Being an accomplished painter, along with his photography practice, allows Alia to approach his subjects with particular flair. His exploration of the “transitions” – a word seemingly omnipresent among Albanian society and recent history – seeks to reflect that state, where “transformation is visible yet incomplete, and meaning often emerges in the subtle shifts of place and memory”.
Ben Grosse-Johannboecke
Germany-born, UK-based, Ben Grosse-Johannboecke (b. 2002) treats the idea of “exhausted image” as central to his practice, alongside what he calls “exhausted painting”. His work examines how images — particularly those with sociopolitical content — circulate endlessly, becoming detached from their original context and losing their impact.
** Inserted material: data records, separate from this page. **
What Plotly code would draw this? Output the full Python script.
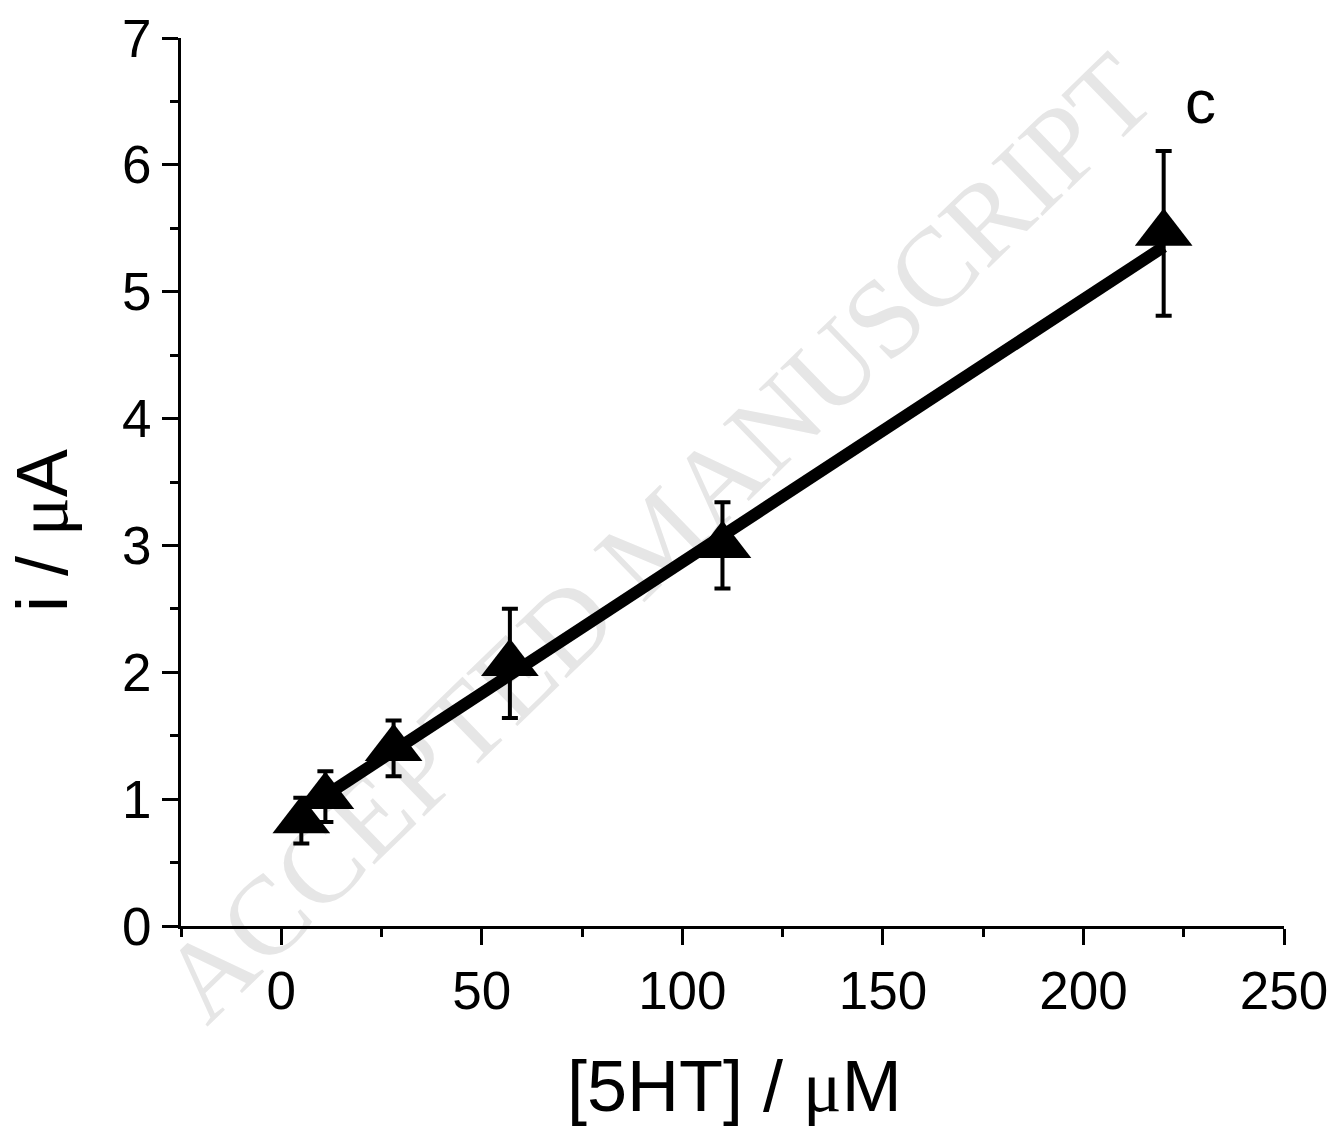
import numpy as np
import plotly.graph_objects as go

# ---- data ----
conc = [5, 11, 28, 57, 110, 220]            # [5HT] / µM
current = [0.83, 1.02, 1.40, 2.07, 3.00, 5.46]  # i / µA
current_err = [0.18, 0.20, 0.22, 0.43, 0.34, 0.65]
fit_slope = 0.0207
fit_intercept = 0.80
x_ticks = [0, 50, 100, 150, 200, 250]
y_ticks = [0, 1, 2, 3, 4, 5, 6, 7]

FONT = "Liberation Sans, Arial, sans-serif"
MU = '<span style="font-family:Liberation Serif, serif">μ</span>'

fit_x = np.array([conc[1], conc[-1]], dtype=float)
fit_y = fit_intercept + fit_slope * fit_x

fig = go.Figure()
fig.add_trace(go.Scatter(
    x=fit_x, y=fit_y, mode="lines",
    line=dict(color="black", width=12),
    showlegend=False, hoverinfo="skip"))
fig.add_trace(go.Scatter(
    x=conc, y=current, mode="markers",
    marker=dict(symbol="triangle-up", size=50, color="black", line=dict(width=0)),
    error_y=dict(type="data", array=current_err, visible=True,
                 color="black", thickness=4, width=8),
    showlegend=False, cliponaxis=False))

axis_common = dict(
    showline=True, linecolor="black", linewidth=3,
    ticks="outside", ticklen=16, tickwidth=3, tickcolor="black",
    showgrid=False, zeroline=False, mirror=False, automargin=False,
    tickfont=dict(family=FONT, size=53, color="black"),
)

fig.update_xaxes(
    range=[-25, 250], tickvals=x_ticks,
    minor=dict(ticks="outside", ticklen=8, tickwidth=3, tickcolor="black",
               dtick=25, tick0=-25, showgrid=False),
    **axis_common)
fig.update_yaxes(
    range=[0, 7], tickvals=y_ticks,
    minor=dict(ticks="outside", ticklen=8, tickwidth=3, tickcolor="black",
               dtick=0.5, tick0=0, showgrid=False),
    **axis_common)

# axis titles
fig.add_annotation(
    text=f"[5HT] / {MU}M", xref="paper", yref="paper", x=0.5014, y=-0.1813,
    showarrow=False, xanchor="center", yanchor="middle",
    font=dict(family=FONT, size=72, color="black"))
fig.add_annotation(
    text=f"i / {MU}A", xref="paper", yref="paper", x=-0.125, y=0.445,
    showarrow=False, xanchor="center", yanchor="middle", textangle=-90,
    font=dict(family=FONT, size=72, color="black"))

# watermark (behind data)
fig.add_shape(
    type="line", xref="paper", yref="paper",
    x0=-0.02, y0=-0.19, x1=0.95, y1=0.98,
    line=dict(color="rgba(0,0,0,0)", width=0), layer="below",
    label=dict(text="ACCEPTED MANUSCRIPT", textposition="middle",
               font=dict(family="Liberation Serif, serif", size=112, color="#e6e6e6")))

fig.add_annotation(
    text="c", xref="paper", yref="paper", x=0.9239, y=0.929,
    showarrow=False, xanchor="center", yanchor="middle",
    font=dict(family=FONT, size=62, color="black"))

fig.update_layout(
    width=1333, height=1134,
    margin=dict(l=181, r=49, t=38, b=208),
    paper_bgcolor="white", plot_bgcolor="white",
    showlegend=False)

fig.write_html("out.html")
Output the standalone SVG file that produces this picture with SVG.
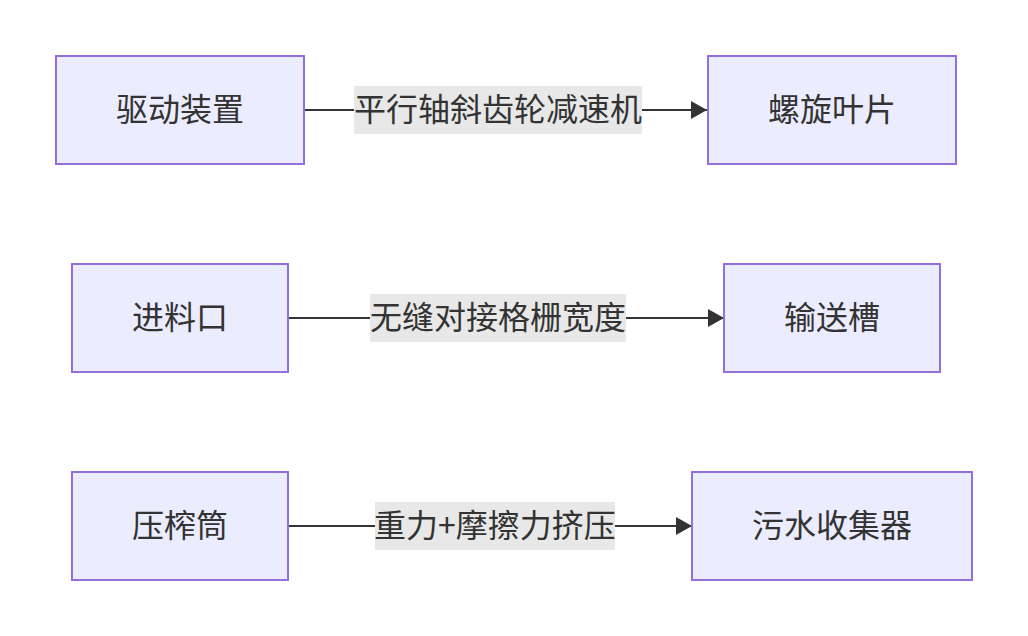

Using digitally manipulated satellite imagery, he collages, stripes, and repeatedly repaints these images, deliberately obscuring their source while exploring the tension between representation and abstraction. Across his practice, the resulting painting-hybrids oscillate between political reference and autonomous abstraction, readability and opacity, forming intricate visual networks that probe memory, trauma, and the fragile persistence of meaning.
Mila Rae Sarabhai
Being an Indian-Japanese-British artist, Mila Rae Sarabhai (b. 2002) bases her practice within her rich heritage, drawing from colonial histories and familial archives, finding particular inspiration in South Asian art. As crucial for her is materiality and working with fabric and handmade paper; much of what she uses is sourced from her hometown in India and brought back to London.
Working primarily in photography, collage and printmaking, her practice is process-driven and rooted in experimentation and the transformation of imagery to create works that speak to a sense of memory and loss that can be both violent and longing.